Outre les travaux de son enseignement, ses écrits particuliers et les éditions qu’il surveillait, Mélancthon tenait une classe privée. Sa santé, moins forte que son courage, suffisait à peine à tant de travaux. « Je ne crains qu’une chose, écrit Luther à Spalatin, c’est que sa tendre constitution ne supporte pas la manière de vivre de ce pays. » Et plus tard, écrivant au même : « Philippe Mélancthon, dit-il, va à merveille, si ce n’est que nous ne pouvons obtenir de lui qu’il ne ruine pas sa santé par son ardeur insensée pour les lettres : emporté par la chaleur de son âge, il veut tout faire lui-même et que tout le monde fasse tout en même temps[2]. » L’électeur Frédéric, lui envoyant du vin de sa cave, lui citait cette parole de saint Paul : Il faut honorer son corps ; « et si tu crois, ajoutait ce prince, que les autres paroles de cet apôtre sont vraies, crois-le aussi de celles-ci, et qu’il faut y obéir[3]. »
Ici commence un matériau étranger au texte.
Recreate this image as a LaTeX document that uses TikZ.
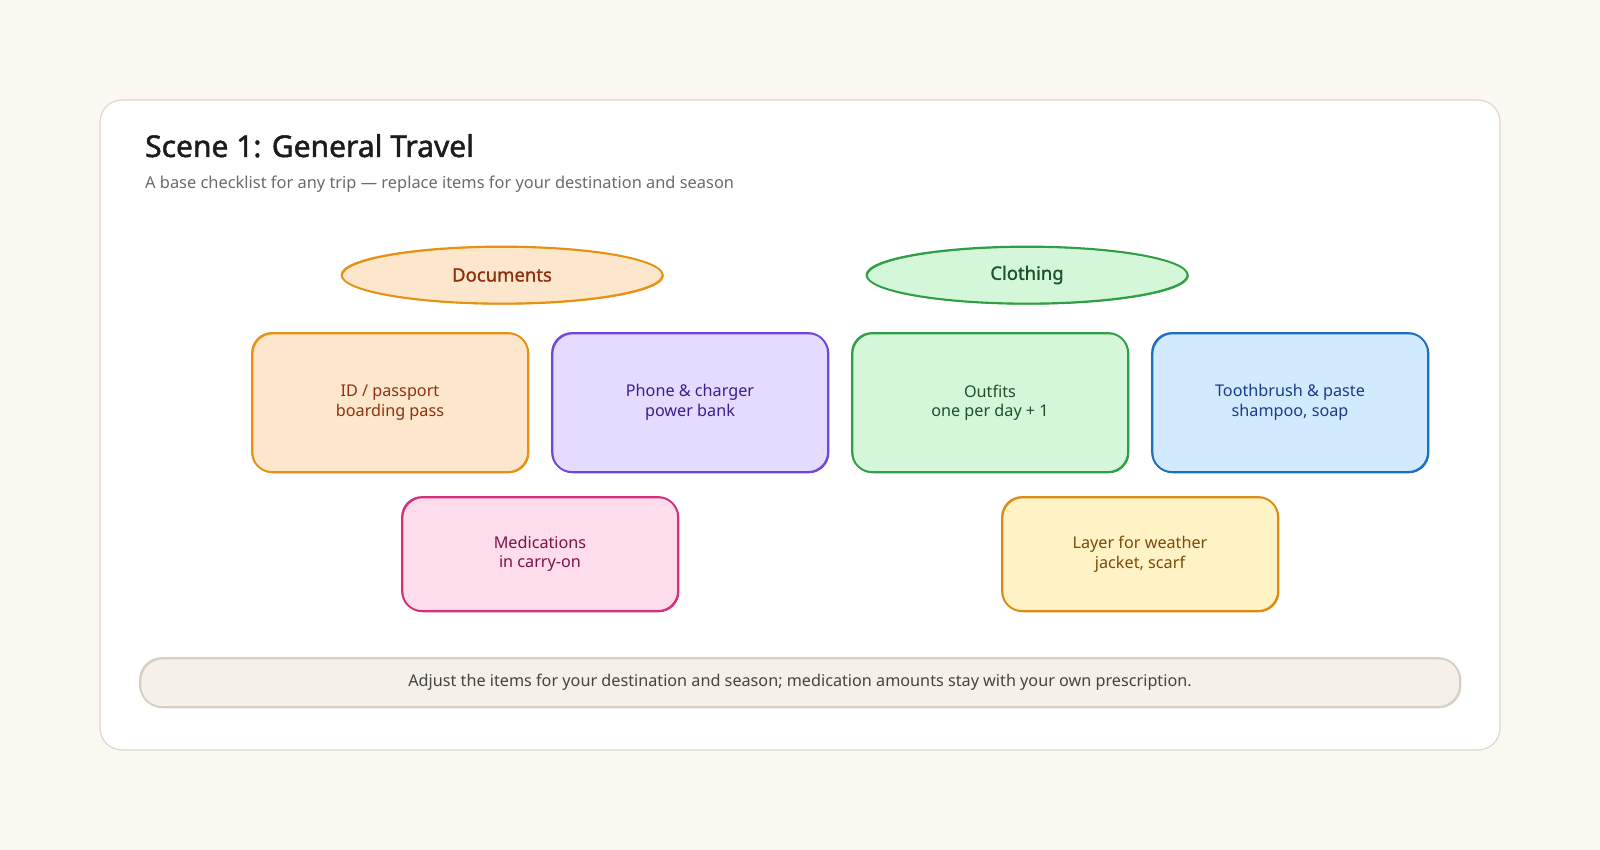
\documentclass[tikz,border=0pt]{standalone}
\usepackage{fontspec}
\setmainfont{Noto Sans}
\usetikzlibrary{shapes.geometric}
\definecolor{bgc}{HTML}{FBF8F1}
\definecolor{cardborder}{HTML}{DDD8CE}
\definecolor{titlec}{HTML}{1C1C1C}
\definecolor{subc}{HTML}{6B6B6B}
% orange (documents / id)
\definecolor{orF}{HTML}{FDE7CC}\definecolor{orS}{HTML}{E8900F}\definecolor{orT}{HTML}{8E300E}
% purple
\definecolor{puF}{HTML}{E5DBFE}\definecolor{puS}{HTML}{6E46DE}\definecolor{puT}{HTML}{3A1D8E}
% pink
\definecolor{piF}{HTML}{FDDDEC}\definecolor{piS}{HTML}{D52F7A}\definecolor{piT}{HTML}{7C1244}
% green
\definecolor{grF}{HTML}{D4F7D9}\definecolor{grS}{HTML}{2F9E44}\definecolor{grT}{HTML}{1E5128}
% blue
\definecolor{blF}{HTML}{D1EAFE}\definecolor{blS}{HTML}{1C6FC0}\definecolor{blT}{HTML}{1B3B8B}
% yellow
\definecolor{yeF}{HTML}{FFF3C6}\definecolor{yeS}{HTML}{DE8A14}\definecolor{yeT}{HTML}{7A4A08}
% footer
\definecolor{ftF}{HTML}{F5F0E8}\definecolor{ftS}{HTML}{D6D0C4}\definecolor{ftT}{HTML}{444444}
\tikzset{
  sketch/.style={draw=#1, line width=1.8pt,
    postaction={draw=#1, line width=0.9pt, transform canvas={xshift=0.9pt,yshift=-0.8pt}}},
  itembox/.style={rectangle, rounded corners=20pt, inner sep=0pt, align=center,
    minimum width=276pt, font=\fontsize{16.2}{19.5}\selectfont},
  catell/.style={ellipse, inner sep=0pt, minimum width=321pt, minimum height=57pt,
    line width=2.2pt, font=\fontsize{18.5}{22}\selectfont\addfontfeature{FakeBold=1.2}},
}
\begin{document}
\begin{tikzpicture}[x=1pt,y=-1pt]
\useasboundingbox[fill=bgc] (0,0) rectangle (1600,850);
% card
\node (card) [draw=cardborder, line width=1.2pt, fill=white, rounded corners=22pt,
  minimum width=1400pt, minimum height=650pt, inner sep=0pt] at (800,425) {};
% title
\node (title) [anchor=base west, inner sep=0pt, text=titlec,
  font=\fontsize{30}{34}\selectfont\addfontfeature{FakeBold=1.6}] at (145,157) {Scene 1: General Travel};
\node (sub) [anchor=base west, inner sep=0pt, text=subc,
  font=\fontsize{16.4}{19}\selectfont] at (145,188.5) {A base checklist for any trip — replace items for your destination and season};
% categories
\node (docs) [catell, fill=orF, sketch=orS, text=orT] at (502,275) {Documents};
\node (cloth) [catell, fill=grF, sketch=grS, text=grT] at (1027,275) {Clothing};
% row 1
\node (id) [itembox, minimum height=139pt, fill=orF, sketch=orS, text=orT] at (390,402.5) {ID / passport\\boarding pass};
\node (phone) [itembox, minimum height=139pt, fill=puF, sketch=puS, text=puT] at (690,402.5) {Phone \& charger\\power bank};
\node (outfits) [itembox, minimum height=139pt, fill=grF, sketch=grS, text=grT] at (990,402.5) {Outfits\\one per day + 1};
\node (tooth) [itembox, minimum height=139pt, fill=blF, sketch=blS, text=blT] at (1290,402.5) {Toothbrush \& paste\\shampoo, soap};
% row 2
\node (meds) [itembox, minimum height=114pt, fill=piF, sketch=piS, text=piT] at (540,554) {Medications\\in carry-on};
\node (layer) [itembox, minimum height=114pt, fill=yeF, sketch=yeS, text=yeT] at (1140,554) {Layer for weather\\jacket, scarf};
% footer
\node (foot) [rectangle, rounded corners=22pt, inner sep=0pt, minimum width=1320pt, minimum height=49pt,
  fill=ftF, sketch=ftS, text=ftT, font=\fontsize{16.2}{19}\selectfont] at (800,682.5)
  {Adjust the items for your destination and season; medication amounts stay with your own prescription.};
\end{tikzpicture}
\end{document}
La vie de nos professeurs les plus occupés ne peut pas donner une idée de celle de Mélancthon. Il faisait deux leçons par jour à l’académie, et probablement autant et de plus longues chez lui. Il prenait l’élève au sortir de l’enfance, le conduisant de degrés en degrés, des élémens de la grammaire jusqu’à l’étude de la théologie, qu’il regardait comme le couronnement de l’éducation littéraire. Il composait des grammaires grecques et latines, écrivait des traités élémentaires de toutes les sciences, distinguant dans chacune ce qui lui appartenait naturellement de ce que la barbarie y avait importé d’étranger et d’hétérogène, séparant, par exemple, la théologie de la philosophie,

  1. Oraison funèbre de Mélanchton.
  2. Lettres de Luther.
  3. Oraison funèbre de Mélanchton, par Vitus Winshemius.